Monday, 21 June 2010

Death Penalty

Over at Boaty and D, they've been discussing the death penalty, and felt it was worth a quick post.

Now I proclaim myself as someone who is for the death penalty in principle, but not in practice - the concept of some people needing to be permanently removed from society is a sound one. If you have someone who cannot or will not be rehabilitated, or has committed a crime that any length of incarceration would exceed their lifespan, then it is only rational that they need to be excised from the world.

Now that only works on the assumption that the person is 100% guilty, and that is where the doubts creep in. The police and justice system hardly provide comfort in that regard. There are plenty of tales of miscarriages of justice, and no doubt more will come out of the woodwork - in such cases any execution would be cold blooded murder.

And I'm not sure I could sanction such a thing in my name.

There are arguments that in some cases, in the US for example, where death would be seen as a preferable to having to live in jail - one that makes Lord of the Flies look like an Enid Blyton book - for years of rape and beatings, before being released.
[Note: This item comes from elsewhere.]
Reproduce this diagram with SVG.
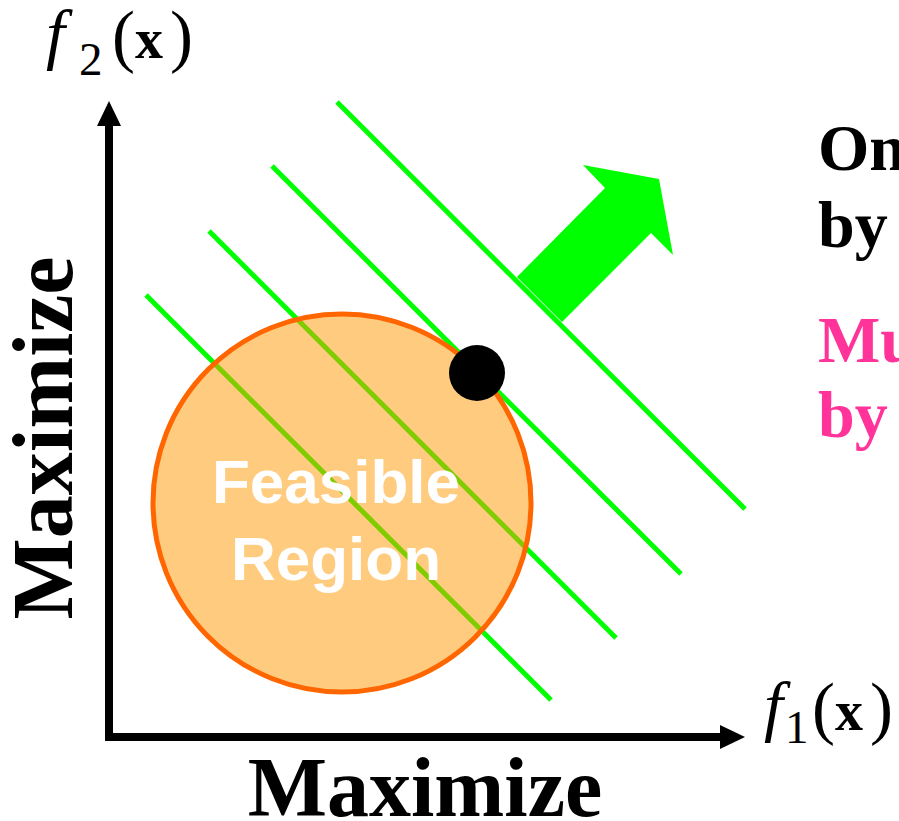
<svg xmlns="http://www.w3.org/2000/svg" width="899" height="821" viewBox="0 0 899 821">
<style>
.gl{stroke:#00FF00;stroke-width:5;fill:none}
.ax{stroke:#000;stroke-width:8;fill:none}
.tm{font-family:"Liberation Serif","Times New Roman",serif}
.big{font-family:"Liberation Serif","Times New Roman",serif;font-weight:bold;fill:#000}
.side{font-family:"Liberation Serif","Times New Roman",serif;font-weight:bold;font-size:66px}
.fr{font-family:"Liberation Sans",Arial,sans-serif;font-weight:bold;font-size:62px;fill:#fff;text-anchor:middle}
</style>
<rect width="899" height="821" fill="#fff"/>
<g id="connectors">
<line class="gl" x1="146" y1="295" x2="551" y2="700"/>
<line class="gl" x1="209" y1="231" x2="616" y2="638"/>
<line class="gl" x1="272" y1="166" x2="681" y2="574"/>
<line class="gl" x1="337" y1="102" x2="745" y2="509"/>
<polygon id="bigArrow" points="517,277 605,188 583,165 659,179 673,255 651,233 562,322" fill="#00FF00"/>
</g>
<g id="region">
<circle cx="342" cy="503" r="189" fill="#FF9900" fill-opacity="0.5" stroke="#FF6600" stroke-width="5"/>
<text class="fr" x="336" y="503">Feasible</text>
<text class="fr" x="336" y="580">Region</text>
</g>
<g id="optimum">
<circle cx="477" cy="373" r="28" fill="#000"/>
</g>
<g id="axes">
<polyline class="ax" points="109,126 109,737 721,737"/>
<polygon points="109,101 97,126 121,126" fill="#000"/>
<polygon points="745,737 720,725 720,749" fill="#000"/>
</g>
<g id="f2label" class="tm" fill="#000">
<text x="46" y="57" font-size="68" font-style="italic">f</text>
<text x="79" y="75" font-size="47">2</text>
<text x="112" y="59" font-size="69">(</text>
<text x="135" y="58" font-size="56" font-weight="bold">x</text>
<text x="170" y="59" font-size="69">)</text>
</g>
<g id="f1label" class="tm" fill="#000">
<text x="764" y="729" font-size="68" font-style="italic">f</text>
<text x="785" y="743" font-size="47">1</text>
<text x="812" y="731" font-size="69">(</text>
<text x="835" y="730" font-size="56" font-weight="bold">x</text>
<text x="870" y="731" font-size="69">)</text>
</g>
<g id="xlabel">
<text class="big" x="425" y="816" font-size="84" text-anchor="middle">Maximize</text>
</g>
<g id="ylabel">
<text class="big" transform="translate(72,438) rotate(-90)" x="0" y="0" font-size="86" text-anchor="middle">Maximize</text>
</g>
<g id="sidetext">
<text class="side" x="818" y="170" fill="#000">On</text>
<text class="side" x="818" y="247" fill="#000">by</text>
<text class="side" x="818" y="362" fill="#FF3399">Mu</text>
<text class="side" x="818" y="437" fill="#FF3399">by</text>
</g>
</svg>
As arguments go it's pretty pisspoor, and is, if anything, an argument of making prisons a place to punish criminals and not enclaves of barbarism.

All said and done, there is a place for a death sentence, but the criteria to which it is applied must be so strict that it is only ever applied to the true monsters, and with such a weight of evidence required it is even then a rarity.

As technology improves, that too would have to be taken into account - a CCTV tape of someone killing someone now pretty much proves it happened, short of a TV show plot or two, but in another 10 years? Then you could probably kill someone, film it and edit it to show Elvis committing the crime.

Death is the ultimate sanction, and should be treated with all the care, paranoia and surplus of doubt it deserves.